- Coat of arms
- Location of Partenheim within Alzey-Worms district
- Location of Partenheim
- Partenheim Partenheim
- Coordinates: 49°53′02″N 08°04′55″E﻿ / ﻿49.88389°N 8.08194°E
- Country: Germany
- State: Rhineland-Palatinate
- District: Alzey-Worms
- Municipal assoc.: Wörrstadt

Government
- • Mayor (2019–24): Marcus Lüppens

Area
- • Total: 8.41 km^{2} (3.25 sq mi)
- Elevation: 178 m (584 ft)

Population (2023-12-31)
- • Total: 1,612
- • Density: 192/km^{2} (496/sq mi)
- Time zone: UTC+01:00 (CET)
- • Summer (DST): UTC+02:00 (CEST)
- Postal codes: 55288
- Dialling codes: 06732
- Vehicle registration: AZ
- Website: www.partenheim.de

= Partenheim =

Partenheim (/de/) is an Ortsgemeinde – a municipality belonging to a Verbandsgemeinde, a kind of collective municipality – in the Alzey-Worms district in Rhineland-Palatinate, Germany.

== Geography ==

=== Location ===
The municipality is a winegrowing centre in the heart of Rhenish Hesse. Since 1972, it has belonged to the Verbandsgemeinde of Wörrstadt, whose seat is in the like-named municipality.

== History ==
In 757, Partenheim had its first documentary mention in a donation document that dealt with a vineyard in the marca pattenheimo (Partenheim municipal area).

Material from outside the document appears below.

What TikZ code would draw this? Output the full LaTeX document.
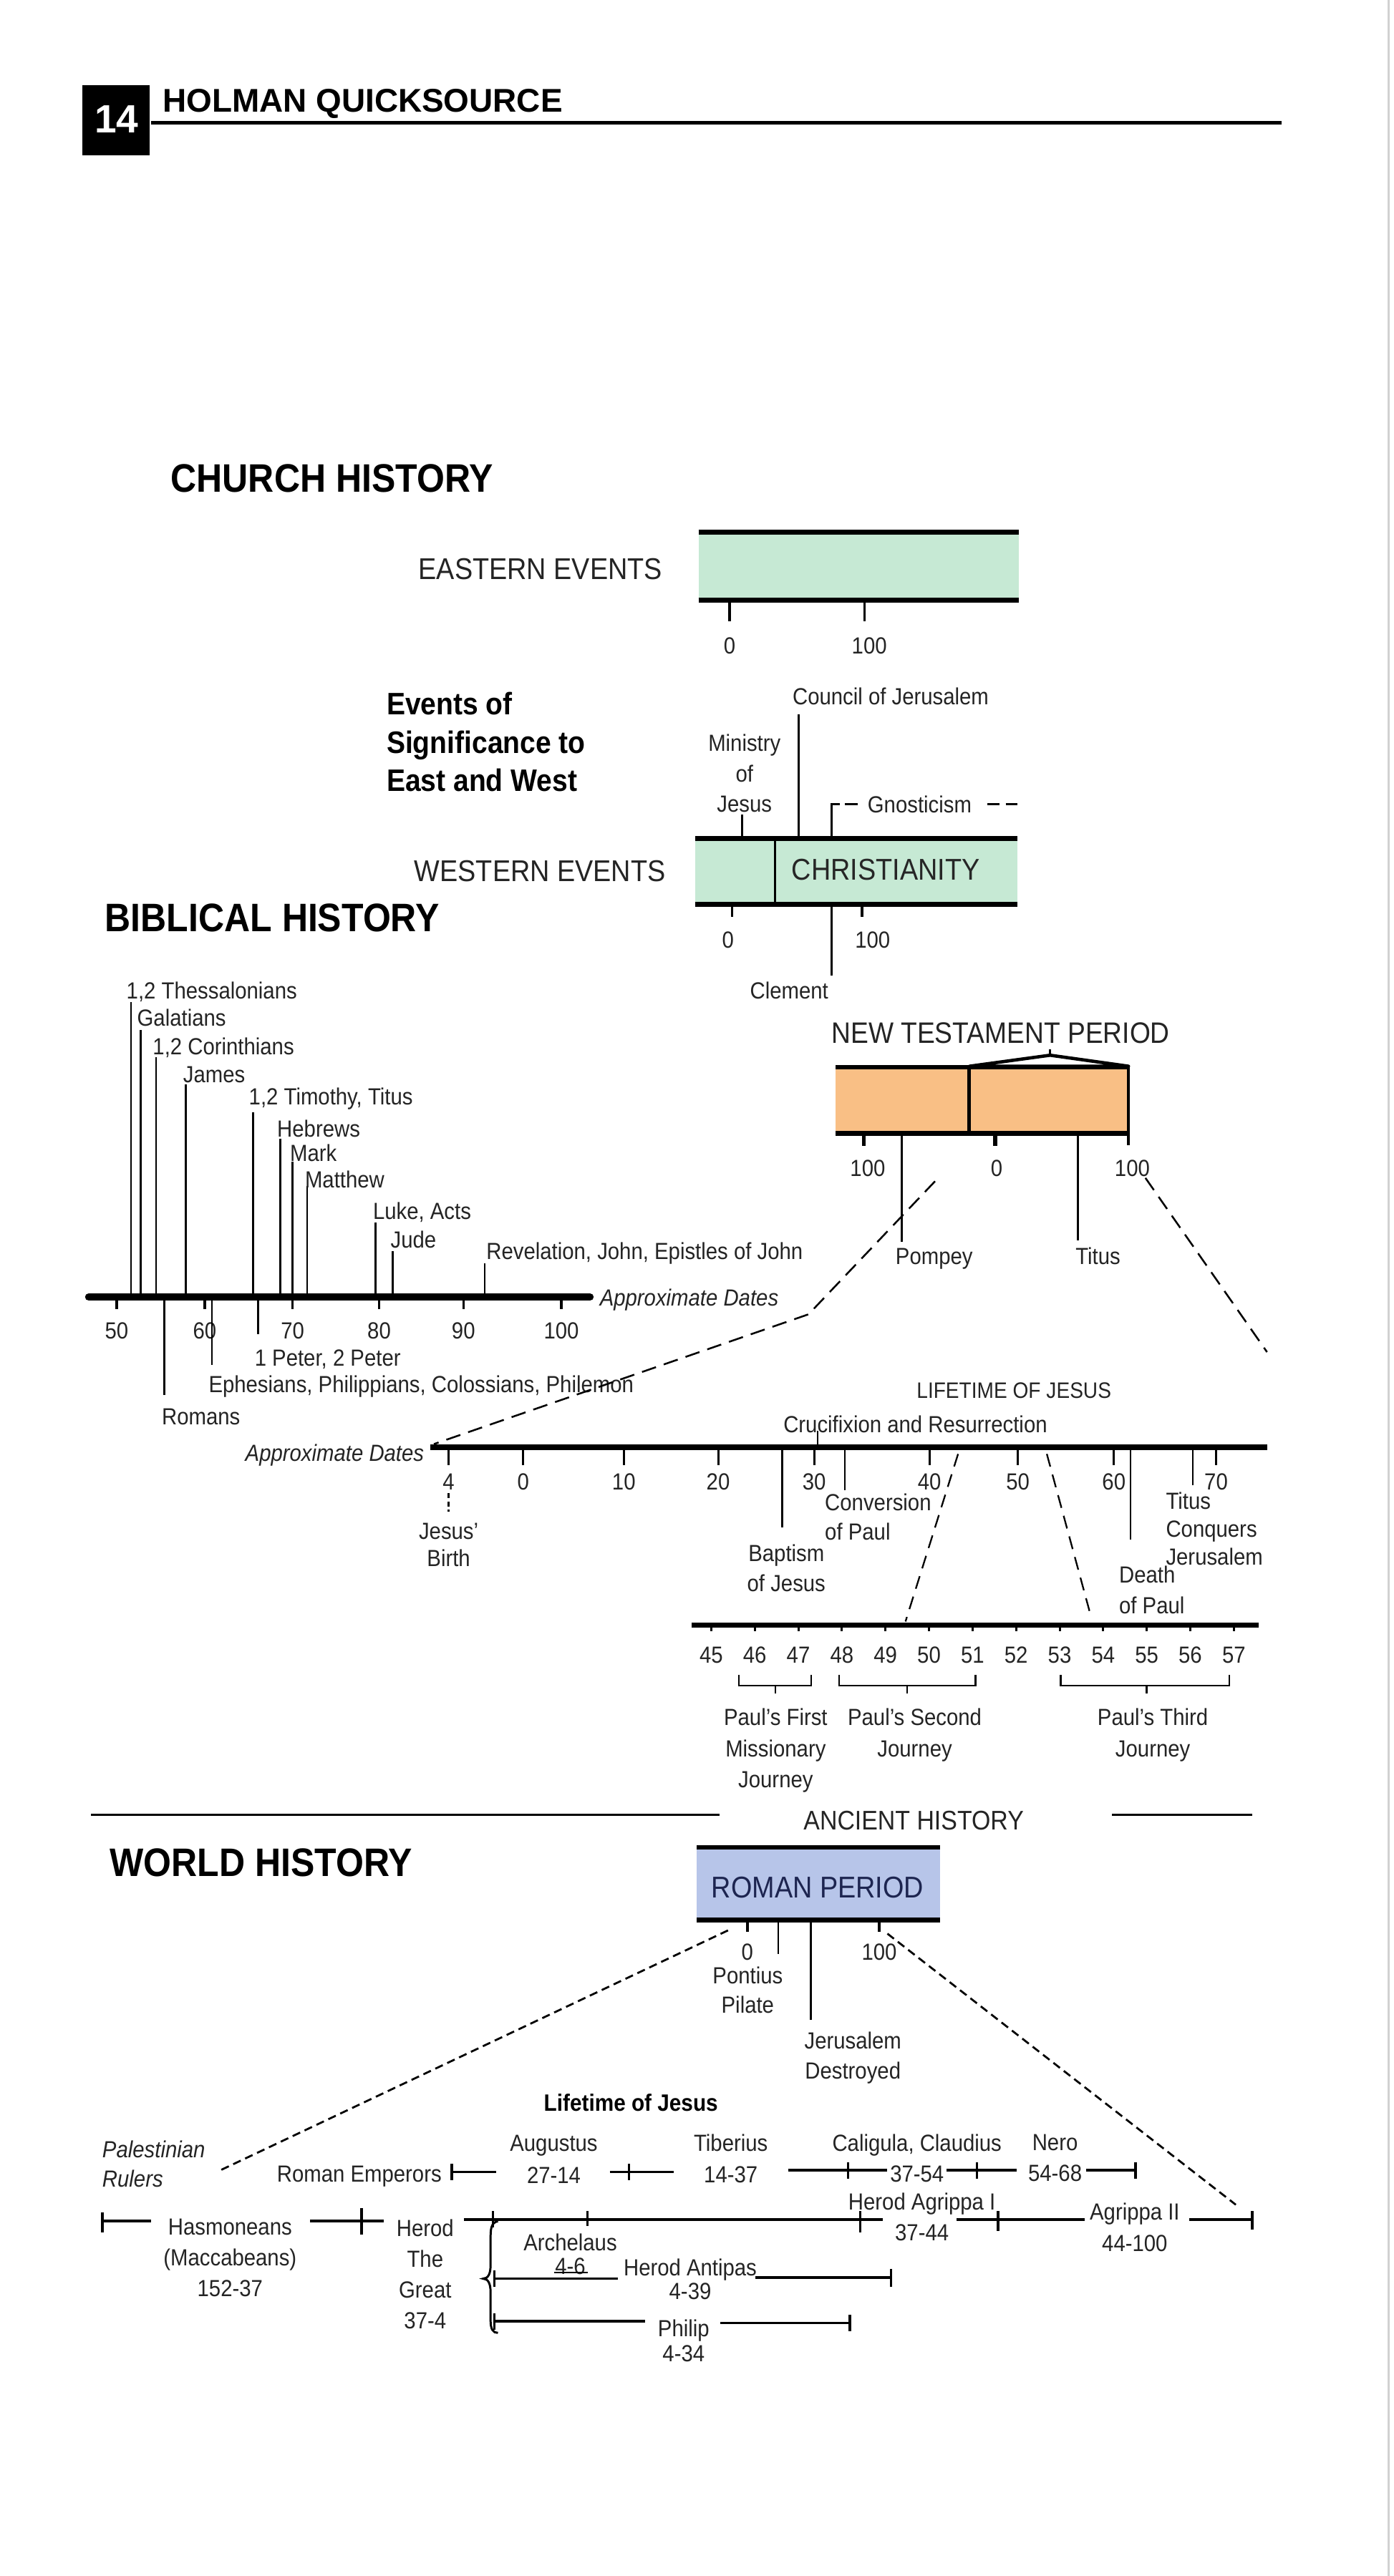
\documentclass[tikz,border=0pt]{standalone}
\usepackage{fontspec}
\setmainfont{Liberation Sans}[FakeStretch=0.9]
\newfontfamily\plainf{Liberation Sans}
\definecolor{tc}{HTML}{242424}
\definecolor{greenfill}{HTML}{C6E9D4}
\definecolor{orangefill}{HTML}{F9BF85}
\definecolor{bluefill}{HTML}{B7C5E9}
\definecolor{navy}{HTML}{1D2550}
\tikzset{
  every node/.style={inner sep=0pt, outer sep=0pt, text=tc},
  sm/.style={font=\fontsize{14.2}{#1}\selectfont},
  sm/.default={18.5},
  smi/.style={font=\fontsize{14.2}{#1}\selectfont\itshape},
  smi/.default={18},
  md/.style={font=\fontsize{18.3}{22}\selectfont},
  hd/.style={font=\fontsize{24.2}{28}\selectfont\bfseries, text=black},
  thin/.style={line width=1.1pt},
  tick/.style={line width=1.5pt},
  bar/.style={line width=3pt},
  zoomdash/.style={line width=1.1pt, dash pattern=on 9pt off 5pt},
  smalldash/.style={line width=1pt, dash pattern=on 8pt off 5pt},
  romandash/.style={line width=1.2pt, dash pattern=on 5pt off 3pt},
}
\begin{document}
\begin{tikzpicture}[x=1pt,y=-1pt]
\useasboundingbox (0,0) rectangle (848,1568);
\fill[white] (0,0) rectangle (848,1568);
\draw[black!18, line width=1pt] (845,0) -- (845,1568);

% ---------- header ----------
\fill[black] (50,52) rectangle (91,94.5);
\node[font=\fontsize{24}{26}\selectfont\plainf\bfseries, text=white, anchor=base] (num) at (71,81) {14};
\node[font=\fontsize{20}{24}\selectfont\plainf\bfseries, text=black, anchor=base west] (title) at (99,68) {HOLMAN QUICKSOURCE};
\draw[line width=2pt] (92,74.7) -- (780,74.7);

% ---------- church history ----------
\node[hd, anchor=base west] (church) at (104,299.5) {CHURCH HISTORY};
\node[md, anchor=base east] (east) at (403,352.5) {EASTERN EVENTS};
\fill[greenfill] (425,324) rectangle (620,365.5);
\draw[bar] (425,324) -- (620,324);
\draw[bar] (425,365.5) -- (620,365.5);
\draw[tick] (444,367) -- (444,378);
\draw[tick] (526,367) -- (526,378);
\node[sm, anchor=base] (e0) at (444,398) {0};
\node[sm, anchor=base] (e100) at (529,398) {100};

\node[font=\fontsize{18.9}{23.3}\selectfont\bfseries, text=black, anchor=north west, align=left] (sig) at (235.3,421.5) {Events of\\Significance to\\East and West};
\node[sm, anchor=base] (council) at (542,429) {Council of Jerusalem};
\draw[thin] (486,435) -- (486,510);
\node[sm, anchor=north, align=center] (ministry) at (453,447) {Ministry\\of\\Jesus};
\draw[thin] (451.5,496) -- (451.5,510);
\draw[thin] (506,510) -- (506,489.5) -- (511,489.5);
\draw[thin] (514,489.5) -- (522,489.5);
\node[sm, anchor=base west] (gnost) at (528,494.5) {Gnosticism};
\draw[thin] (601,489.5) -- (608,489.5);
\draw[thin] (612,489.5) -- (619,489.5);

\node[md, anchor=base east] (west) at (405,536.5) {WESTERN EVENTS};
\fill[greenfill] (423,510.5) rectangle (619,550.5);
\draw[bar] (423,510.5) -- (619,510.5);
\draw[bar] (423,550.5) -- (619,550.5);
\draw[line width=1.3pt] (471.5,510.5) -- (471.5,550.5);
\node[md, anchor=base, text=black!85] (christ) at (539,535.5) {CHRISTIANITY};
\draw[tick] (445.5,552) -- (445.5,558);
\draw[tick] (524.6,552) -- (524.6,558);
\node[sm, anchor=base] (w0) at (443,577) {0};
\node[sm, anchor=base] (w100) at (531,577) {100};
\draw[thin] (506,552) -- (506,594);
\node[sm, anchor=base east] (clement) at (504,608) {Clement};

% ---------- biblical history ----------
\node[hd, anchor=base west] (bib) at (64,567) {BIBLICAL HISTORY};
\draw[line width=4.5pt, line cap=round] (54,789.5) -- (359,789.5);
\foreach \x/\l in {71/50,124.6/60,178/70,230.7/80,282/90,341.6/100} {
  \draw[tick] (\x,790) -- (\x,797);
  \node[sm, anchor=base] at (\x,815) {\l};
}
\foreach \x/\t in {79.8/610,85.5/627,95/643.6,113/660,154/677,170.5/693,178/707,187/722,228.5/744,239/761.6,295/769} {
  \draw[thin] (\x,\t) -- (\x,789.5);
}
\node[sm, anchor=base west] (thess) at (77,608) {1,2 Thessalonians};
\node[sm, anchor=base west] (gal) at (83.5,624.5) {Galatians};
\node[sm, anchor=base west] (cor) at (93,642) {1,2 Corinthians};
\node[sm, anchor=base west] (james) at (111.5,659) {James};
\node[sm, anchor=base west] (tim) at (151.5,672.5) {1,2 Timothy, Titus};
\node[sm, anchor=base west] (heb) at (168.7,692) {Hebrews};
\node[sm, anchor=base west] (mark) at (176.5,707) {Mark};
\node[sm, anchor=base west] (matt) at (185.6,723) {Matthew};
\node[sm, anchor=base west] (luke) at (227,742) {Luke, Acts};
\node[sm, anchor=base west] (jude) at (237.7,759.5) {Jude};
\node[sm, anchor=base west] (rev) at (296,766.5) {Revelation, John, Epistles of John};
\draw[thin] (100,789.5) -- (100,849);
\draw[thin] (129,789.5) -- (129,831);
\draw[thin] (157,789.5) -- (157,812);
\node[sm, anchor=base west] (romans) at (98.5,867) {Romans};
\node[sm, anchor=base west] (eph) at (127,847.5) {Ephesians, Philippians, Colossians, Philemon};
\node[sm, anchor=base west] (peter) at (155,831.5) {1 Peter, 2 Peter};
\node[smi, anchor=base west] (approx1) at (365,795) {Approximate Dates};

% ---------- new testament period ----------
\node[font=\fontsize{18}{22}\selectfont, anchor=base west] (ntp) at (506,635) {NEW TESTAMENT PERIOD};
\fill[orangefill] (508.5,649.5) rectangle (686.7,690);
\draw[line width=2.5pt] (508.5,649.5) -- (686.7,649.5);
\draw[bar] (508.5,690) -- (686.7,690);
\draw[line width=1.8pt] (686.7,648.5) -- (686.7,697);
\draw[line width=2.2pt] (589.8,649.5) -- (589.8,690);
\draw[line width=2pt, fill=white, line join=round] (590,649) -- (639,642.3) -- (686.7,649) -- cycle;
\draw[line width=1.3pt] (639,642.3) -- (639,638.5);
\draw[line width=2.5pt] (525.6,690) -- (525.6,697.7);
\draw[line width=2.5pt] (605.5,690) -- (605.5,697.7);
\node[sm, anchor=base] (nt100a) at (528,716) {100};
\node[sm, anchor=base] (nt0) at (606.5,716) {0};
\node[sm, anchor=base] (nt100b) at (689,716) {100};
\draw[thin] (548.7,690) -- (548.7,756);
\node[sm, anchor=base west] (pompey) at (545,769.5) {Pompey};
\draw[thin] (656,690) -- (656,755);
\node[sm, anchor=base west] (titus) at (654.5,769.5) {Titus};
\draw[zoomdash] (569,719) -- (492,800) -- (264,879);
\draw[zoomdash] (697,717) -- (771,823);

% ---------- lifetime of Jesus ----------
\node[font=\fontsize{13.6}{16}\selectfont, anchor=base] (ljesus) at (617,851) {LIFETIME OF JESUS};
\node[sm, anchor=base] (cruc) at (557,872) {Crucifixion and Resurrection};
\draw[thin] (497.6,871) -- (497.6,881);
\draw[line width=3.5pt] (262,881) -- (771,881);
\foreach \x/\l in {273/4,318.4/0,379.6/10,437/20,495.4/30,565.6/40,619.4/50,677.8/60,740/70} {
  \draw[line width=1.3pt] (\x,881) -- (\x,892);
  \node[sm, anchor=base] at (\x,907) {\l};
}
\draw[line width=1pt, dash pattern=on 3pt off 2pt] (273,909) -- (273,920);
\node[smi, anchor=base east] (approx2) at (258,889.5) {Approximate Dates};
\node[sm=16.5, anchor=north, align=center] (birth) at (273,927) {Jesus'\\Birth};
\draw[thin] (476,881) -- (476,929.6);
\node[sm, anchor=north, align=center] (baptism) at (478.5,940) {Baptism\\of Jesus};
\draw[thin] (514,881) -- (514,907);
\node[sm=18, anchor=north west, align=left] (conv) at (502,909) {Conversion\\of Paul};
\draw[thin] (688,881) -- (688,937);
\node[sm=19, anchor=north west, align=left] (death) at (681,953) {Death\\of Paul};
\draw[thin] (725.8,881) -- (725.8,904);
\node[sm=17, anchor=north west, align=left] (conquer) at (709.5,908.5) {Titus\\Conquers\\Jerusalem};
\draw[smalldash] (583,885) -- (551,987);
\draw[smalldash] (637,885) -- (663.6,983);

% ---------- Paul axis ----------
\draw[bar] (421,989) -- (766,989);
\foreach \i in {0,...,12} {
  \pgfmathsetmacro{\xx}{432.8+26.5*\i}
  \pgfmathtruncatemacro{\yr}{45+\i}
  \draw[line width=1.3pt] (\xx,989) -- (\xx,993);
  \node[sm, anchor=base] at (\xx,1012.5) {\yr};
}
\draw[thin] (449.7,1019.6) -- (449.7,1026) -- (493.6,1026) -- (493.6,1019.6);
\draw[thin] (471.8,1026) -- (471.8,1031);
\draw[thin] (510.7,1019.6) -- (510.7,1026) -- (593.5,1026) -- (593.5,1019.6);
\draw[thin] (552,1026) -- (552,1031);
\draw[thin] (645.4,1019.6) -- (645.4,1026) -- (748,1026) -- (748,1019.6);
\draw[thin] (697.8,1026) -- (697.8,1031);
\node[sm=19, anchor=north, align=center] (first) at (472,1040) {Paul's First\\Missionary\\Journey};
\node[sm=19, anchor=north, align=center] (second) at (556.6,1040) {Paul's Second\\Journey};
\node[sm=19, anchor=north, align=center] (third) at (701.5,1040) {Paul's Third\\Journey};

% ---------- world history ----------
\node[font=\fontsize{16.4}{20}\selectfont, anchor=base] (ancient) at (556,1114) {ANCIENT HISTORY};
\draw[line width=1.5pt] (55.4,1104.6) -- (438,1104.6);
\draw[line width=1.5pt] (676.8,1104.6) -- (762,1104.6);
\node[hd, anchor=base west] (world) at (67,1142) {WORLD HISTORY};
\fill[bluefill] (424,1124.5) rectangle (572,1168.5);
\draw[line width=2.5pt] (424,1124.5) -- (572,1124.5);
\draw[bar] (424,1168.5) -- (572,1168.5);
\node[md, anchor=base, text=navy] (roman) at (497.5,1155) {ROMAN PERIOD};
\draw[line width=1.8pt] (454.7,1168.5) -- (454.7,1176);
\draw[line width=1.8pt] (535,1168.5) -- (535,1176);
\draw[thin] (473.6,1168.5) -- (473.6,1189.6);
\draw[thin] (493.5,1168.5) -- (493.5,1229.5);
\node[sm, anchor=base] (r0) at (454.7,1193) {0};
\node[sm, anchor=base] (r100) at (535,1193) {100};
\node[sm=18, anchor=north, align=center] (pilate) at (455,1197) {Pontius\\Pilate};
\node[sm=18, anchor=north, align=center] (jdest) at (519,1237) {Jerusalem\\Destroyed};
\draw[romandash] (443,1175) -- (132,1322);
\draw[romandash] (540,1177) -- (752,1342);

\node[font=\fontsize{14.4}{17}\selectfont\bfseries, text=black, anchor=base west] (lifetime) at (331,1285) {Lifetime of Jesus};
\node[smi=18, anchor=north west, align=left] (pal) at (62.3,1303) {Palestinian\\Rulers};
\node[sm, anchor=base east] (emp) at (268.7,1328) {Roman Emperors};

% emperors row
\draw[line width=1.6pt] (275,1317) -- (275,1327);
\draw[line width=1.6pt] (275,1322) -- (302,1322);
\node[sm=19.5, anchor=north, align=center] (aug) at (337,1299.6) {Augustus\\27-14};
\draw[line width=1.6pt] (371,1322) -- (410,1322);
\draw[line width=1.3pt] (382.6,1317) -- (382.6,1327);
\node[sm=19.5, anchor=north, align=center] (tib) at (444.7,1299) {Tiberius\\14-37};
\draw[line width=1.6pt] (479.7,1321) -- (540,1321);
\draw[line width=1.3pt] (516,1316) -- (516,1326);
\node[sm=19, anchor=north, align=center] (cal) at (558,1299) {Caligula, Claudius\\37-54};
\draw[line width=1.6pt] (576,1321) -- (618.5,1321);
\draw[line width=1.3pt] (594.5,1316) -- (594.5,1326);
\node[sm=19, anchor=north, align=center] (nero) at (642,1299) {Nero\\54-68};
\draw[line width=1.6pt] (661,1321) -- (691,1321);
\draw[line width=1.6pt] (691,1316) -- (691,1326);

% palestinian row
\draw[line width=1.6pt] (62.3,1346.6) -- (62.3,1358.7);
\draw[line width=1.6pt] (62.3,1352) -- (92,1352);
\node[sm=18.7, anchor=north, align=center] (hasm) at (140,1350.5) {Hasmoneans\\(Maccabeans)\\152-37};
\draw[line width=1.6pt] (188.7,1352) -- (233.6,1352);
\draw[line width=1.6pt] (220,1344) -- (220,1360);
\node[sm=18.7, anchor=north, align=center] (herod) at (258.7,1351) {Herod\\The\\Great\\37-4};
\draw[line width=1.6pt] (282.4,1351) -- (537,1351);
\draw[line width=1.2pt] (299.8,1346) -- (299.8,1356);
\draw[line width=1.2pt] (357.4,1346) -- (357.4,1355);
\draw[line width=1.4pt] (523.5,1346) -- (523.5,1359);
\node[sm=18.5, anchor=north, align=center] (agr1) at (561,1335) {Herod Agrippa I\\37-44};
\draw[line width=1.6pt] (582,1351) -- (660,1351);
\draw[line width=1.4pt] (607.3,1346) -- (607.3,1358);
\node[sm=19, anchor=north, align=center] (agr2) at (690.5,1341) {Agrippa II\\44-100};
\draw[line width=1.6pt] (723.6,1351) -- (762,1351);
\draw[line width=1.6pt] (762,1346) -- (762,1357);

% brace and sons of Herod
\draw[line width=1.3pt] (303,1352) .. controls (298.5,1353) and (298.5,1357) .. (298.5,1364) -- (298.5,1379) .. controls (298.5,1384) and (297,1387) .. (294,1387) .. controls (297,1387) and (298.5,1390) .. (298.5,1395) -- (298.5,1412) .. controls (298.5,1418) and (300,1420) .. (303,1420);
\node[sm=14.5, anchor=north, align=center] (arch) at (347,1359.5) {Archelaus\\4-6};
\draw[thin] (337,1383.3) -- (357.5,1383.3);
\draw[line width=1.3pt] (301,1382) -- (301,1392);
\draw[line width=1.6pt] (301,1387) -- (376,1387);
\node[sm=14.5, anchor=north, align=center] (antipas) at (420,1375) {Herod Antipas\\4-39};
\draw[line width=1.6pt] (459.7,1386.3) -- (542.2,1386.3);
\draw[line width=1.6pt] (542.2,1381) -- (542.2,1392);
\draw[line width=1.3pt] (301,1408) -- (301,1418);
\draw[line width=1.6pt] (301,1413) -- (392.6,1413);
\node[sm=15, anchor=north, align=center] (philip) at (416,1412) {Philip\\4-34};
\draw[line width=1.6pt] (438.5,1414) -- (517,1414);
\draw[line width=1.6pt] (517,1409) -- (517,1419);
\end{tikzpicture}
\end{document}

Here later existed a zone of joint landholding – a kind of condominium, although the joint lords were not sovereign, both holding the fief within the Electorate of Trier – called a Ganerbschaft - with the two aristocratic houses being the lords of Partenheim and the Barons of Wallbrunn.

== Politics ==

=== Municipal council ===
The council is made up of 16 council members, who were elected at the municipal election held on 7 June 2009, and the honorary mayor as chairman.

The municipal election held on 7 June 2009 yielded the following results:
| | SPD | CDU | Wählergruppe Runkel | Total |
| 2009 | 7 | - | 9 | 16 seats |
| 2004 | 4 | 1 | 11 | 16 seats |

=== Coat of arms ===
The municipality's arms might be described thus: Per pale, in dexter per fess sable three piles transposed argent and argent three piles of the first, in sinister azure three lozenges of the second, over all at the fess point an inescutcheon of the second charged with two axes in saltire of the third, the one bendwise sinister surmounting the other.

The charges on the dexter (armsbearer's right, viewer's left) side represent the two noble families who held the village jointly in the Middle Ages, while on the sinister (armsbearer's left, viewer's right) side are three lozenges representing the old overlordship held by the Church at Trier. They are said to be an attribute of Saint Matthew, who is furthermore said to be buried at Trier. Then there is the inescutcheon, which shows two crossed axes. These are meant as a canting charge, as these axes are known as Parten (although the far more usual German word for "axes" is Äxte). The inescutcheon at the escutcheon’s fess point (that is, exact centre) is a peculiarity among municipal arms, as this device – called a Herzschild, or "heart shield", in German – is reserved for district arms. However, since seals dating from the 17th century already showed this composition, and since there was also an example, literally carved in stone, along with the year 1747 at Partenheim Castle, the now defunct Regierungsbezirk of Rheinhessen-Pfalz relented and officially conferred the longtime arms on the municipality in 1986.

=== Town partnerships ===
- Troissy, Marne, France since May 1987

== Economy and infrastructure ==
The municipality's land use breaks down as follows: Agriculture: 620 ha; Winegrowing: 162 ha; built-up areas, transport lands and greenspaces: 59 ha.

In Partenheim are found: an automated teller machine, bakers, daycare, a dentist, drink distributors, a fire brigade, a hairdresser, inns, a kindergarten, physicians, a primary school, a tax adviser and wineries.